Riot Games receives ransom demand from hackers, refuses to pay


Riot Games says it will not pay the ransom demanded by the attackers responsible for the security breach the company disclosed last week.

“Today, we received a ransom email. Needless to say, we won’t pay,” the video game publisher and developer said on Tuesday.

“While this attack disrupted our build environment and could cause issues in the future, most importantly we remain confident that no player data or player personal information was compromised.”

While inside Riot Games’ systems, the threat actors stole source code for the League of Legends (LoL) multiplayer online battle arena, the Teamfight Tactics (TFT) auto battler game, and a legacy anti-cheat platform.

The LoL and TFT teams are looking into how cheat developers could use the stolen data to create new tools and analyzing if any fixes are needed to fend off such malicious efforts.

The game source code stolen during the security breach also contains some features still waiting to be released, which might not reach the release phase, according to the game developer.

“While we hope some of these game modes and other changes eventually make it out to players, most of this content is in prototype and there’s no guarantee it will ever be released,” Riot Games said.

Riot Games said it’s working with law enforcement and external consultants to investigate the attack and that a full report will be released detailing how its development environment was breached and what measures were taken to prevent this from happening again.

Last week, when the breach was disclosed, the game publisher said that the incident directly impacted its teams’ ability to publish game patches, with some of them likely to be delayed as a result.

“While our teams are working hard on a fix, we expect this to impact our upcoming patch cadence across multiple games,” Riot Games said.

Andrei van Roon, the head of League Studio, also chimed in and said that nothing on the release plan for LoL’s Patch 13.2 would be canceled but that they “might just have to move things that can’t be hotfixed (e.g. art changes) to a later date instead.”

The Riot Games breach follows the hack of another major video game publisher, 2K Games, which said in September 2020 that attackers breached its help desk and infected some customers with malware.
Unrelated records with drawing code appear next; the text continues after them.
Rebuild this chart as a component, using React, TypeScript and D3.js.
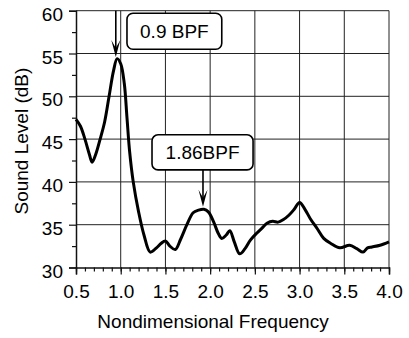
import React, { useEffect, useRef } from 'react';
import * as d3 from 'd3';

// nondimensional frequency (x) and sound level in dB (y)
const freq = [0.5, 0.55, 0.6, 0.65, 0.68, 0.72, 0.77, 0.82, 0.87, 0.92, 0.96, 1.0, 1.04, 1.07, 1.1, 1.14, 1.2, 1.26, 1.33, 1.4, 1.45, 1.5, 1.55, 1.61, 1.67, 1.74, 1.81, 1.87, 1.93, 1.98, 2.04, 2.09, 2.13, 2.18, 2.22, 2.27, 2.33, 2.39, 2.45, 2.52, 2.58, 2.64, 2.7, 2.76, 2.82, 2.88, 2.94, 3.0, 3.06, 3.12, 3.2, 3.27, 3.35, 3.45, 3.56, 3.64, 3.71, 3.76, 3.81, 3.9, 4.0];
const level = [47.3, 46.5, 45.0, 43.2, 42.3, 43.2, 45.0, 47.0, 50.0, 53.0, 54.4, 53.8, 51.5, 47.5, 43.5, 40.0, 36.5, 33.8, 31.8, 32.3, 32.8, 33.1, 32.5, 32.1, 33.3, 35.0, 36.4, 36.7, 36.8, 36.5, 35.3, 34.0, 33.4, 33.8, 34.3, 33.0, 31.6, 32.2, 33.2, 34.0, 34.6, 35.2, 35.4, 35.3, 35.6, 36.1, 36.8, 37.6, 36.8, 35.7, 34.5, 33.4, 32.8, 32.3, 32.6, 32.2, 31.8, 32.3, 32.4, 32.6, 33.0];

const xTicks = [0.5, 1.0, 1.5, 2.0, 2.5, 3.0, 3.5, 4.0];
const yTicks = [30, 35, 40, 45, 50, 55, 60];

// annotation labels and where their arrows point (data units)
const labels = ['0.9 BPF', '1.86BPF'];
const labelBoxX = [[1.07, 2.13], [1.35, 2.48]];
const labelBoxY = [[59.7, 55.5], [45.5, 41.4]];
const arrowX = [0.945, 1.92];
const arrowFrom = [60, 41.4];
const arrowTo = [54.6, 37.1];

export default function App() {
  const ref = useRef<SVGSVGElement>(null);

  useEffect(() => {
    const width = 409;
    const height = 338;
    const margin = { top: 10.7, right: 20, bottom: 70.5, left: 76 };
    const font = '"Liberation Sans", Arial, sans-serif';

    const svg = d3.select(ref.current);
    svg.selectAll('*').remove();

    const x = d3.scaleLinear().domain([0.5, 4.0]).range([margin.left, width - margin.right]);
    const y = d3.scaleLinear().domain([30, 60]).range([height - margin.bottom, margin.top]);

    // grid (including top and right frame)
    const grid = svg.append('g').attr('stroke', '#222').attr('stroke-width', 1);
    grid.selectAll('line.v')
      .data(xTicks.slice(1))
      .join('line')
      .attr('x1', d => x(d)).attr('x2', d => x(d))
      .attr('y1', y(30)).attr('y2', y(60));
    grid.selectAll('line.h')
      .data(yTicks.slice(1))
      .join('line')
      .attr('x1', x(0.5)).attr('x2', x(4.0))
      .attr('y1', d => y(d)).attr('y2', d => y(d));

    // bottom axis
    const xAxis = svg.append('g')
      .attr('transform', `translate(0,${y(30)})`)
      .call(d3.axisBottom(x).tickValues(xTicks).tickSize(7).tickPadding(10).tickFormat(d3.format('.1f')));
    xAxis.append('g')
      .call(d3.axisBottom(x).tickValues(d3.range(5, 41).map(v => v / 10)).tickSize(4).tickFormat(() => ''))
      .select('.domain').remove();

    // left axis
    const yAxis = svg.append('g')
      .attr('transform', `translate(${x(0.5)},0)`)
      .call(d3.axisLeft(y).tickValues(yTicks).tickSize(7).tickPadding(6));
    yAxis.selectAll('.tick text').attr('dy', '0.5em');
    yAxis.append('g')
      .call(d3.axisLeft(y).tickValues(d3.range(32.5, 60, 5)).tickSize(4).tickFormat(() => ''))
      .select('.domain').remove();

    svg.selectAll('.domain').attr('stroke', '#111').attr('stroke-width', 1.5);
    svg.selectAll('.tick line').attr('stroke', '#111').attr('stroke-width', 1.2);
    svg.selectAll('.tick text')
      .attr('fill', '#000')
      .style('font-family', font)
      .style('font-size', '19px');

    // trace
    const points = freq.map((f, i) => [f, level[i]] as [number, number]);
    svg.append('path')
      .datum(points)
      .attr('fill', 'none')
      .attr('stroke', '#000')
      .attr('stroke-width', 3)
      .attr('stroke-linejoin', 'round')
      .attr('d', d3.line<[number, number]>()
        .x(d => x(d[0]))
        .y(d => y(d[1]))
        .curve(d3.curveCatmullRom.alpha(0.5)));

    // annotations
    labels.forEach((txt, i) => {
      const x0 = x(labelBoxX[i][0]);
      const x1 = x(labelBoxX[i][1]);
      const y0 = y(labelBoxY[i][0]);
      const y1 = y(labelBoxY[i][1]);
      svg.append('rect')
        .attr('x', x0).attr('y', y0)
        .attr('width', x1 - x0).attr('height', y1 - y0)
        .attr('rx', 6)
        .attr('fill', '#fff')
        .attr('stroke', '#000')
        .attr('stroke-width', 1.6);
      svg.append('text')
        .attr('x', (x0 + x1) / 2)
        .attr('y', (y0 + y1) / 2)
        .attr('dy', '0.35em')
        .attr('text-anchor', 'middle')
        .style('font-family', font)
        .style('font-size', '19px')
        .text(txt);

      const ax = x(arrowX[i]);
      const tip = y(arrowTo[i]);
      svg.append('line')
        .attr('x1', ax).attr('x2', ax)
        .attr('y1', y(arrowFrom[i])).attr('y2', tip - 6)
        .attr('stroke', '#000').attr('stroke-width', 1.6);
      svg.append('path')
        .attr('d', `M${ax - 4.5},${tip - 17} L${ax},${tip} L${ax + 4.5},${tip - 17} L${ax},${tip - 9} Z`)
        .attr('fill', '#000');
    });

    // axis titles
    svg.append('text')
      .attr('x', 213)
      .attr('y', height - 10)
      .attr('text-anchor', 'middle')
      .style('font-family', font)
      .style('font-size', '19px')
      .text('Nondimensional Frequency');
    svg.append('text')
      .attr('transform', `translate(28,${(y(30) + y(60)) / 2 + 2}) rotate(-90)`)
      .attr('text-anchor', 'middle')
      .style('font-family', font)
      .style('font-size', '19px')
      .text('Sound Level (dB)');
  }, []);

  return (
    <svg
      ref={ref}
      width={409}
      height={338}
      style={{ position: 'absolute', left: 0, top: 0, background: '#fff' }}
    />
  );
}
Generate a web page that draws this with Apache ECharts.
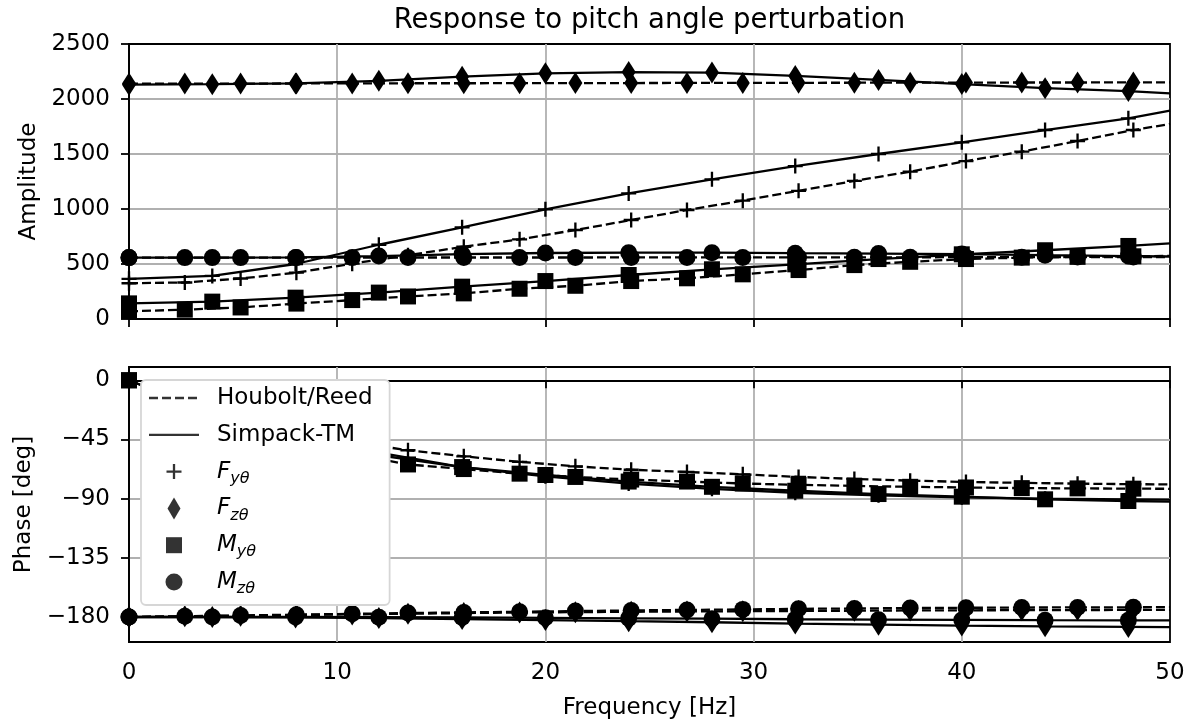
<!DOCTYPE html>
<html><head><meta charset="utf-8">
<script src="https://cdn.jsdelivr.net/npm/echarts@6/dist/echarts.min.js"></script>
<style>html,body{margin:0;padding:0;background:#fff}#c{width:1194px;height:722px}</style>
</head><body><div id="c"></div><script>
// Frequencies [Hz]
const freqHR = [0, 2.68, 5.36, 8.04, 10.72, 13.4, 16.08, 18.76, 21.44, 24.12, 26.8, 29.48, 32.16, 34.84, 37.52, 40.2, 42.88, 45.56, 48.24, 50];
const freqTM = [0, 4, 8, 12, 16, 20, 24, 28, 32, 36, 40, 44, 48, 50];

// Amplitude
const ampFyHR = [325, 332, 368, 421, 503, 580, 657, 724, 809, 900, 991, 1076, 1165, 1255, 1339, 1436, 1521, 1618, 1718, 1773];
const ampFyTM = [365, 392, 500, 675, 833, 997, 1142, 1270, 1390, 1500, 1606, 1718, 1824, 1894];
const ampFzHR = [2140, 2140, 2140, 2141, 2142, 2143, 2143, 2144, 2145, 2145, 2146, 2146, 2147, 2148, 2148, 2149, 2150, 2150, 2151, 2152];
const ampFzTM = [2130, 2135, 2142, 2165, 2203, 2233, 2245, 2240, 2210, 2173, 2136, 2098, 2072, 2052];
const ampMyHR = [70, 85, 105, 140, 172, 205, 233, 275, 302, 345, 370, 406, 445, 490, 520, 545, 558, 565, 570, 574];
const ampMyTM = [142, 158, 194, 240, 294, 345, 400, 452, 497, 545, 588, 625, 664, 688];
const ampMzHR = [558, 558, 558, 558, 558, 559, 559, 559, 559, 560, 560, 560, 561, 561, 561, 562, 562, 563, 563, 564];
const ampMzTM = [558, 558, 560, 572, 590, 600, 603, 603, 598, 595, 590, 580, 572, 568];

// Phase [deg]
const phFyHR = [0, -16, -29, -39, -47, -53.2, -57.8, -62, -65.4, -68, -69.7, -71.5, -73.5, -75, -76.3, -77.3, -78, -78.6, -79, -79.2];
const phFyTM = [0, -25, -43, -55, -66, -73, -78.5, -82.5, -85.5, -87.5, -89, -90, -90.5, -90.8];
const phFzHR = [-180, -179.5, -179, -178.5, -178, -177.5, -177, -176.6, -176.3, -176, -175.8, -175.6, -175.4, -175.2, -175, -174.9, -174.8, -174.7, -174.6, -174.5];
const phFzTM = [-180, -180, -180.3, -180.8, -181.5, -182.3, -183.2, -184, -185, -185.8, -186.5, -187.1, -187.5, -187.7];
const phMyHR = [0, -18, -33, -45, -56, -64, -67.5, -71, -73.5, -75.5, -77, -78.5, -79.5, -80.3, -81, -81.5, -82, -82.2, -82.4, -82.5];
const phMyTM = [0, -26, -45, -57, -66, -72, -77, -81, -84, -86.5, -88.5, -90.5, -91.8, -92.3];
const phMzHR = [-180, -179.4, -178.8, -178.2, -177.6, -177, -176.5, -176, -175.5, -175, -174.6, -174.2, -173.8, -173.5, -173.2, -173, -172.8, -172.7, -172.6, -172.5];
const phMzTM = [-180, -180, -180, -180.1, -180.3, -180.6, -181, -181.3, -181.7, -182, -182.2, -182.4, -182.5, -182.5];

// Tick labels
const ampTicks = [0, 500, 1000, 1500, 2000, 2500];
const phaseTicks = [0, -45, -90, -135, -180];
const freqTicks = [0, 10, 20, 30, 40, 50];

const FONT = 'DejaVu Sans';
const SYM = {
  Fy: {symbol: 'path://M-0.155,-1H0.155V-0.155H1V0.155H0.155V1H-0.155V0.155H-1V-0.155H-0.155Z', size: 15},
  Fz: {symbol: 'diamond', size: [14, 22]},
  My: {symbol: 'rect', size: 16},
  Mz: {symbol: 'circle', size: 17}
};
const PAD = 'path://M0,0M63,30';
const ICON = {
  'Houbolt/Reed': PAD + 'M0,13.85h9v2.3h-9zM13,13.85h9v2.3h-9zM26,13.85h9v2.3h-9zM39,13.85h9v2.3h-9z',
  'Simpack-TM': PAD + 'M0,13.85h50v2.3h-50z',
  'Fy': PAD + 'M23.85,7.5H26.15V13.85H32.5V16.15H26.15V22.5H23.85V16.15H17.5V13.85H23.85Z',
  'Fz': PAD + 'M25,4L31.5,15L25,26L18.5,15Z',
  'My': PAD + 'M17,7H33V23H17Z',
  'Mz': PAD + 'M16.5,15A8.5,8.5 0 1,0 33.5,15A8.5,8.5 0 1,0 16.5,15Z'
};
const LABELS = {
  'Houbolt/Reed': 'Houbolt/Reed', 'Simpack-TM': 'Simpack-TM',
  'Fy': '{i|F}{s|yθ}', 'Fz': '{i|F}{s|zθ}', 'My': '{i|M}{s|yθ}', 'Mz': '{i|M}{s|zθ}'
};

function mk(key, method, freqs, vals, idx) {
  const n = freqs.length;
  return {
    type: 'line', name: key + method + idx, xAxisIndex: idx, yAxisIndex: idx,
    data: freqs.map((f, i) => i === n - 1 ? {value: [f, vals[i]], symbol: 'none'} : [f, vals[i]]),
    symbol: SYM[key].symbol, symbolSize: SYM[key].size, symbolKeepAspect: true, showAllSymbol: true,
    lineStyle: {color: '#000', width: 2.3, type: method === 'HR' ? [9, 4] : 'solid'},
    itemStyle: {color: '#000', borderWidth: 0},
    emphasis: {disabled: true}, silent: true, animation: false, z: 2
  };
}

const series = [
  mk('Fy', 'HR', freqHR, ampFyHR, 0), mk('Fy', 'TM', freqTM, ampFyTM, 0),
  mk('Fz', 'HR', freqHR, ampFzHR, 0), mk('Fz', 'TM', freqTM, ampFzTM, 0),
  mk('My', 'HR', freqHR, ampMyHR, 0), mk('My', 'TM', freqTM, ampMyTM, 0),
  mk('Mz', 'HR', freqHR, ampMzHR, 0), mk('Mz', 'TM', freqTM, ampMzTM, 0),
  mk('Fy', 'HR', freqHR, phFyHR, 1), mk('Fy', 'TM', freqTM, phFyTM, 1),
  mk('Fz', 'HR', freqHR, phFzHR, 1), mk('Fz', 'TM', freqTM, phFzTM, 1),
  mk('My', 'HR', freqHR, phMyHR, 1), mk('My', 'TM', freqTM, phMyTM, 1),
  mk('Mz', 'HR', freqHR, phMzHR, 1), mk('Mz', 'TM', freqTM, phMzTM, 1)
];
Object.keys(ICON).forEach(name => series.push({
  type: 'scatter', name: name, xAxisIndex: 1, yAxisIndex: 1, data: [],
  itemStyle: {color: '#000', borderWidth: 0}, silent: true
}));

const axisCommon = {
  axisLine: {lineStyle: {color: '#000', width: 1.8}},
  axisTick: {inside: false, length: 8, lineStyle: {color: '#000', width: 1.8}},
  splitLine: {show: true, showMinLine: false, showMaxLine: false, lineStyle: {color: '#b0b0b0', width: 1.8}},
  axisLabel: {color: '#000', fontFamily: FONT, fontSize: 23}
};
const minus = v => String(v).replace('-', '\u2212');

function xAx(idx, showLabel) {
  return Object.assign({}, axisCommon, {
    type: 'value', gridIndex: idx, min: freqTicks[0], max: freqTicks[freqTicks.length - 1], interval: 10,
    axisLabel: Object.assign({}, axisCommon.axisLabel, {show: showLabel, margin: 20, formatter: v => String(v)}),
    name: showLabel ? 'Frequency [Hz]' : '', nameLocation: 'middle', nameGap: 55,
    nameTextStyle: {color: '#000', fontFamily: FONT, fontSize: 23}
  });
}

const option = {
  animation: false,
  backgroundColor: '#fff',
  title: {
    text: 'Response to pitch angle perturbation', left: 644.5, top: 2, textAlign: 'center',
    textStyle: {color: '#000', fontFamily: FONT, fontSize: 27.5, fontWeight: 'normal'}
  },
  grid: [
    {left: 129, right: 24, top: 44, height: 275, show: true, borderColor: '#000', borderWidth: 1.8, backgroundColor: 'transparent'},
    {left: 129, right: 24, top: 367, height: 275, show: true, borderColor: '#000', borderWidth: 1.8, backgroundColor: 'transparent'}
  ],
  xAxis: [xAx(0, false), xAx(1, true)],
  yAxis: [
    Object.assign({}, axisCommon, {
      type: 'value', gridIndex: 0, min: ampTicks[0], max: ampTicks[ampTicks.length - 1], interval: 500,
      axisLabel: Object.assign({}, axisCommon.axisLabel, {margin: 19, formatter: v => String(v)}),
      name: 'Amplitude', nameLocation: 'middle', nameGap: 87,
      nameTextStyle: {color: '#000', fontFamily: FONT, fontSize: 23}
    }),
    Object.assign({}, axisCommon, {
      type: 'value', gridIndex: 1, min: -199, max: 10.1,
      axisTick: Object.assign({}, axisCommon.axisTick, {customValues: phaseTicks}),
      axisLabel: Object.assign({}, axisCommon.axisLabel, {margin: 19, customValues: phaseTicks, formatter: minus}),
      name: 'Phase [deg]', nameLocation: 'middle', nameGap: 92,
      nameTextStyle: {color: '#000', fontFamily: FONT, fontSize: 23}
    })
  ],
  legend: {
    show: true, orient: 'vertical', left: 141, top: 380,
    itemWidth: 63, itemHeight: 30, itemGap: 6.8, padding: [3, 17, 8, 8],
    selectedMode: false,
    data: Object.keys(ICON).map(n => ({name: n, icon: ICON[n]})),
    symbolKeepAspect: true,
    backgroundColor: '#ffffff', borderColor: '#d6d6d6', borderWidth: 1.8, borderRadius: 5,
    itemStyle: {borderWidth: 0},
    formatter: n => LABELS[n],
    textStyle: {
      color: '#000', fontFamily: FONT, fontSize: 23, lineHeight: 30,
      rich: {
        i: {fontFamily: FONT, fontStyle: 'italic', fontSize: 23, lineHeight: 30, verticalAlign: 'middle', color: '#000'},
        s: {fontFamily: FONT, fontStyle: 'italic', fontSize: 16, lineHeight: 30, verticalAlign: 'bottom', color: '#000'}
      }
    }
  },
  series: series
};

const chart = echarts.init(document.getElementById('c'), null, {renderer: 'canvas'});
chart.setOption(option);
</script></body></html>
In October 2020, 2K warned its users that some of their information was stolen and put up for sale online.

The same month, Rockstar Games was also breached, with the attacker leaking videos of the unreleased Grand Theft Auto VI game and source code files for GTA V and GTA VI.

The hacker behind the Rockstar Games incident has also claimed a cyberattack on Uber, which attributed their breach to the Lapsus$ extortion group.

Lapsus$ is known for hacking into the network of a series of high-profile companies, including Microsoft, Nvidia, T-Mobile, Samsung, Uber, Vodafone, Ubisoft, Okta, and e-commerce giant Mercado Libre.

This cybercrime group also leaked source code and proprietary data stolen from victims’ networks, which led to massive data breaches and leaks.